Every four years, my friends from outside the United States ask me about the weirdness of American presidential elections. How could George Bush get fewer votes than Al Gore in 2000 and yet win the election? (My namesake, Grover Cleveland, did it too).
The answer is that we treat elections like boxing matches (in more ways than one). Who wins a boxing match? Whoever wins the most rounds. Let’s say it’s Joe versus Bob for three rounds. Joe hits Bob 27 times in the first round while Bob responds weakly with only 10 hits. Joe wins the round. In the second round, Bob hits Joe 8 times and Joe responds with only 7 punches. Bob wins the round. In the third round, Bob strikes 9 times; Joe only 5. Bob wins the round. So, who wins the match? Even though Joe has hit Bob 39 times and Bob has hit Joe only 27 times, Bob wins the match. He’s won two of the three rounds. Lenox Lewis famously lost a title match about a dozen years ago in exactly this fashion.
Our presidential election functions essentially the same way. It’s not one national election but, rather, 50 state elections (weighted by population). Why? Because the states existed before the nation and they jealously guard their privileges.
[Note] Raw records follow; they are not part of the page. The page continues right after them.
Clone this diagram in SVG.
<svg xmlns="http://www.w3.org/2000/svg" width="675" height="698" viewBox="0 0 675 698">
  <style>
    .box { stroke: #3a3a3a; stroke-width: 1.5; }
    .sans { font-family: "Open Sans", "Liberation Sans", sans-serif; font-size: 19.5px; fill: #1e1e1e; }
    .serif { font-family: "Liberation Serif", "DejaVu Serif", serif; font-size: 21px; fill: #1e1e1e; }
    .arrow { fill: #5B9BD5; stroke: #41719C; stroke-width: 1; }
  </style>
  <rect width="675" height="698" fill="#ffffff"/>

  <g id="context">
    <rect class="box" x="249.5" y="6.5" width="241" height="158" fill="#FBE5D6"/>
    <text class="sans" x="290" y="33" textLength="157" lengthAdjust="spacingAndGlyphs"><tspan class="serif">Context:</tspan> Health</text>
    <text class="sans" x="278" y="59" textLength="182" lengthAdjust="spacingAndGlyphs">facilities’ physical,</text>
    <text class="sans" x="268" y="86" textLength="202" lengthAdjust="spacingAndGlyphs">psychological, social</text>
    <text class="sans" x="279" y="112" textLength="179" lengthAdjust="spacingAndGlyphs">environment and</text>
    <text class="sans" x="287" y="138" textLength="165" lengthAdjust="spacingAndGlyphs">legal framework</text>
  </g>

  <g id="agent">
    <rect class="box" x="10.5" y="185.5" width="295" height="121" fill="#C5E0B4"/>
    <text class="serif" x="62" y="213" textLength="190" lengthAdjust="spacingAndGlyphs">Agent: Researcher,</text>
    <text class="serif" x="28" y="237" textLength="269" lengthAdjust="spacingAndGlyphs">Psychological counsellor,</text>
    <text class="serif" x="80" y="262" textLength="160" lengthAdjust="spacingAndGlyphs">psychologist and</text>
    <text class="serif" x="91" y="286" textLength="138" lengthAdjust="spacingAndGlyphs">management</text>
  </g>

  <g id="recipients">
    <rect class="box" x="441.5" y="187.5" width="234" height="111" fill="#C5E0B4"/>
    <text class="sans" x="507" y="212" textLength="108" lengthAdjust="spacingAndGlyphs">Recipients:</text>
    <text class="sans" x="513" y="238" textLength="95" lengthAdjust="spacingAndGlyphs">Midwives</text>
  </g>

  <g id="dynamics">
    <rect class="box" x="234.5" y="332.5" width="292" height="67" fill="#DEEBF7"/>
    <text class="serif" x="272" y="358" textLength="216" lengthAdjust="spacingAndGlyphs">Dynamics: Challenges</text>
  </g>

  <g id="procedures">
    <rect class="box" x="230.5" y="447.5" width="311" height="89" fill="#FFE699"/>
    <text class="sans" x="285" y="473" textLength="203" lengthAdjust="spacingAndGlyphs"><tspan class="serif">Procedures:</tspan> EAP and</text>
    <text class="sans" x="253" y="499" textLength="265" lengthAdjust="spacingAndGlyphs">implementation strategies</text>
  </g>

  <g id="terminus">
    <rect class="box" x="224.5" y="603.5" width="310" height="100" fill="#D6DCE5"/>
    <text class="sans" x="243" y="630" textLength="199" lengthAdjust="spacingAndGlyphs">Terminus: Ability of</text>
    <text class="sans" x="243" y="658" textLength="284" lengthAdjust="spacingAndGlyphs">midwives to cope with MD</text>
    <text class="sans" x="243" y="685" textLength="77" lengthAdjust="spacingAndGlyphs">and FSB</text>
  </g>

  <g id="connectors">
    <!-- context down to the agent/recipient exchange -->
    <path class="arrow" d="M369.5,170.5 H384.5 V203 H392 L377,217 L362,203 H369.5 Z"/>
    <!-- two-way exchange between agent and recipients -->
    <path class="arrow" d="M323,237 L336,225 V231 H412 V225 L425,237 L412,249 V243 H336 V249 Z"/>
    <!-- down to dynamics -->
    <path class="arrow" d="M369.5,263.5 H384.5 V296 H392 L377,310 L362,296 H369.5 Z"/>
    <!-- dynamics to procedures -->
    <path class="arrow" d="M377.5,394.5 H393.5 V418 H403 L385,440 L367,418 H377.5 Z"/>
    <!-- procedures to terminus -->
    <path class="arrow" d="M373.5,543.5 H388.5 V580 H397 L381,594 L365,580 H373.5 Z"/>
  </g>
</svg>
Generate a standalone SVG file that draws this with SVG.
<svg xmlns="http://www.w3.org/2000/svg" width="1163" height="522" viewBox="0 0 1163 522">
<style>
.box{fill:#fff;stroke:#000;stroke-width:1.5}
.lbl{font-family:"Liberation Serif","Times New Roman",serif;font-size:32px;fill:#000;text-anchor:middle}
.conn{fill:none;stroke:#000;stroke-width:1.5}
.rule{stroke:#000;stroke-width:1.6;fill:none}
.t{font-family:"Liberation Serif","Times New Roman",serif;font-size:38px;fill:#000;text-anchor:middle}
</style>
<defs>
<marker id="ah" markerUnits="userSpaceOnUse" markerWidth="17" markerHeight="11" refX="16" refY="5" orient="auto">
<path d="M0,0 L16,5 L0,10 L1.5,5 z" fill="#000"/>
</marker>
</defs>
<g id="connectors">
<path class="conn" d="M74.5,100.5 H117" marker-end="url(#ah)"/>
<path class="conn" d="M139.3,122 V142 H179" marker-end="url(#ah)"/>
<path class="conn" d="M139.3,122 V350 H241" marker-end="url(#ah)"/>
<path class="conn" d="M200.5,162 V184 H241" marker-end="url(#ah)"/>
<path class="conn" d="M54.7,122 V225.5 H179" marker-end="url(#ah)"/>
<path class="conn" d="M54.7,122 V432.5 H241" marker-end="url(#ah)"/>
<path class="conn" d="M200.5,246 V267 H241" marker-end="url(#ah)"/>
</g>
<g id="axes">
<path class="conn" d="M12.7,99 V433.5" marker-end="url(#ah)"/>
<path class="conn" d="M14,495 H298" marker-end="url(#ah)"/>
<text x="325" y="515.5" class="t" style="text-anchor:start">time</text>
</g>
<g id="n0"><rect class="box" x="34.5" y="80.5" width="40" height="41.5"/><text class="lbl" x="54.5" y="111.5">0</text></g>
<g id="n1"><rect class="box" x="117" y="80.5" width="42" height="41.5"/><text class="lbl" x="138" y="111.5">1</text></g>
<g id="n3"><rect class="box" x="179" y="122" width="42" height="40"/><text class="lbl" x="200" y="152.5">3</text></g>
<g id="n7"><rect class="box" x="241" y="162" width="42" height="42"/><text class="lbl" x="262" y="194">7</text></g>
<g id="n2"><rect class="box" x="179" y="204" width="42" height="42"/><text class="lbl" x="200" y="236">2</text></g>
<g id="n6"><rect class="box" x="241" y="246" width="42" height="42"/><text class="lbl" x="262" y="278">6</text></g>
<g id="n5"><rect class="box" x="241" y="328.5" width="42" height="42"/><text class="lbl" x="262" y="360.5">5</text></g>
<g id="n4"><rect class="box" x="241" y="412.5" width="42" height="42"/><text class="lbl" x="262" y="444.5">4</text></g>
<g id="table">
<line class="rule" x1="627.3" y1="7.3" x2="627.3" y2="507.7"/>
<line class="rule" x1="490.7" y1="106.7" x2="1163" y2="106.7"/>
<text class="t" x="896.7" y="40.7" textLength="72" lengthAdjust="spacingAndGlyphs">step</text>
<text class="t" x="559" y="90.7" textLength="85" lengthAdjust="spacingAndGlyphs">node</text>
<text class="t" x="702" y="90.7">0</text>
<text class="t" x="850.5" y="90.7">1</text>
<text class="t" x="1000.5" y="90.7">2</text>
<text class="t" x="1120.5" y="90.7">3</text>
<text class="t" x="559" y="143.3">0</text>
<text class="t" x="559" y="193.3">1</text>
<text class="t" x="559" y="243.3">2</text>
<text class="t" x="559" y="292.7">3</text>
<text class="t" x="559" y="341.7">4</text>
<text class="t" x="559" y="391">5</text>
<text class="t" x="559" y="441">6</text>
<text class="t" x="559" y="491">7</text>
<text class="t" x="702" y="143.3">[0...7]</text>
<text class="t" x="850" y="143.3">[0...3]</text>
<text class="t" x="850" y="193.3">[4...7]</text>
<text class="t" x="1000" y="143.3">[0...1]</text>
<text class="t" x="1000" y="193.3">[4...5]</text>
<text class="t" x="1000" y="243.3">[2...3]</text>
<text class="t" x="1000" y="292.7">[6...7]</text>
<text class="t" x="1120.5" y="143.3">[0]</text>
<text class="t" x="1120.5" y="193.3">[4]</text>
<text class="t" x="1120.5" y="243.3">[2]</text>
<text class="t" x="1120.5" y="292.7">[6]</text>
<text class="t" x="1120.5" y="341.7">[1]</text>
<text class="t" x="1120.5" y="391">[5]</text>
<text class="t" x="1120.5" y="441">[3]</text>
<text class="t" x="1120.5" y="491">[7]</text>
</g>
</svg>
I’m starting to believe that Mitt Romney could be the next Al Gore, winning the popular vote but losing the election. The red states seem to support Romney by a wide margin. Conversely, the blue states seem to support Obama by a narrow margin. In general, the blue states are more densely populated than the red states. Indeed, this is shaping up to be an urban versus rural election. That also means that Obama could win the blue states by a narrow margin and lose the red states by a wide margin. If the math works out right (or wrong), Obama could very well win the Electoral College, while losing the popular vote. The whole election seems to come down to two states: Ohio and Colorado.
There are still 11 days left until the election — that’s long time in politics. It’s interesting to speculate but anything could happen. However, if Obama loses but wins, remember that you heard it here first.